Rechtlicher Hintergrund und Durchführung

Die Organisation der Transitunterstützung für die U.S. Army Europe durch das Österreichische Bundesheer. Der Transit der US-Truppen von Deutschland nach Osteuropa im Zuge der US-Übung „Saber Guardian 2017“ erfolgte auch durch österreichisches Hoheitsgebiet. Nachdem die rechtlichen Fragen geklärt waren, wurde dieser durch den Bundesminister für Landesverteidigung und Sport genehmigt. Damit einher ging der Auftrag an das Bundesministerium für Landesverteidigung und Sport (BMLVS), die US-Truppen zu unterstützen und die erforderlichen Maßnahmen sicherzustellen, um einen ungehinderten Transport durch Österreich zu gewährleisten.

Die Unterstützung für fremde Truppen durch das ÖBH ist nur unter bestimmten Voraussetzungen möglich und muss den Aufgaben des Bundesheeres - konkret der „Militärischen Landesverteidigung“ (als Teilaufgabe des Artikel 79 des Bundes-Verfassungsgesetzes) - dienen.
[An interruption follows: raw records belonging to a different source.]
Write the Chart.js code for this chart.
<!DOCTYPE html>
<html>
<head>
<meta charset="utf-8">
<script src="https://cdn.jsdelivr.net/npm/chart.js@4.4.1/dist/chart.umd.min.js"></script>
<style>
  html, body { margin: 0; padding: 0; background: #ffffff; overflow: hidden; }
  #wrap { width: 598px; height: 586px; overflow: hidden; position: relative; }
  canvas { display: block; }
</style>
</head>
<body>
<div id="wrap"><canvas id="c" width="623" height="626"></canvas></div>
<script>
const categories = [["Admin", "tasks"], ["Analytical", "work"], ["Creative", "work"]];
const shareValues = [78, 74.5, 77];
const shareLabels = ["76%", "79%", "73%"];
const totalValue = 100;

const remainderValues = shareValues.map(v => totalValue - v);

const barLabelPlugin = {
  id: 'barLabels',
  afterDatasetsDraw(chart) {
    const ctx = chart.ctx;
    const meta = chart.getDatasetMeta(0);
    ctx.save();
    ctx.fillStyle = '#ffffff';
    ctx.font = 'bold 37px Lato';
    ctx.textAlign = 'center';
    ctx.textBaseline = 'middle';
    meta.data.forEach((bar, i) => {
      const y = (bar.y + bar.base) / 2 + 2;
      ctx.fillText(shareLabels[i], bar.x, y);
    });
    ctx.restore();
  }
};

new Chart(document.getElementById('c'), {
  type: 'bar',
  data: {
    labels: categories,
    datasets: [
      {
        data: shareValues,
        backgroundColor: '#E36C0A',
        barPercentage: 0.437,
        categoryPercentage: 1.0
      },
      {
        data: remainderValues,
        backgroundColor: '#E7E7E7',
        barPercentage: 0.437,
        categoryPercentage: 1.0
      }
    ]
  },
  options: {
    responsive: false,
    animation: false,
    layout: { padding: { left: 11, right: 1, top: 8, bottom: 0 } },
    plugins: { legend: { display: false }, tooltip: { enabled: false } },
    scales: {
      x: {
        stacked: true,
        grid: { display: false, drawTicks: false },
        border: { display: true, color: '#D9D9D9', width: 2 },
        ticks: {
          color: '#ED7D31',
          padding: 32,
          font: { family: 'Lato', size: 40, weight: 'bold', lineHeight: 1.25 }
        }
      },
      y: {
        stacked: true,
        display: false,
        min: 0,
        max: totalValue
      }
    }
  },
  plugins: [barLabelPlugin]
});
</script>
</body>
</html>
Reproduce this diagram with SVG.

Bei einer gemeinsamen Ausbildung und Übung ist klar ersichtlich, dass diese Ausbildungstätigkeit der Vorbereitung auf die „Militärische Landesverteidigung“ dient. Bei der Unterstützung des US-Transits zur „Saber Guardian 2017“ war die verfassungsrechtliche Zulässigkeit dadurch gegeben, dass Planung, Vorbereitung, Durchführung und Nachbereitung dieser Unterstützungsmaßnahmen der „allgemeinen Einsatzvorbereitung“ gemäß § 2 Abs. 2 und Abs. 3 des Wehrgesetzes dienten. 

Ausbildungsnutzen 

Der zu erwartende Ausbildungsnutzen für die befassten Dienststellen und Angehörigen des Bundesheeres bezog sich vor allem auf die Aus-, Fort- und Weiterbildung in den Bereichen Verkehr & Transport und HNS. Dabei ergab sich die Gelegenheit, die bestehenden Konzepte und Richtlinien zu überprüfen, die diesbezüglichen Verfahren anzuwenden und dabei gewonnene Erfahrungen für eine etwaige Verbesserung zu berücksichtigen. Für alle betroffenen Soldaten und Zivilbediensteten war der gesamte Planungs- und Durchführungszyklus ein „On-the-Job-Training“. Dieses diente vor allem dem Aufbau und der Festigung der Kenntnisse, Fähigkeiten und Fertigkeiten zum Errichten und Betreiben eines National Movement Coordination Centre im Kommando Logistik. 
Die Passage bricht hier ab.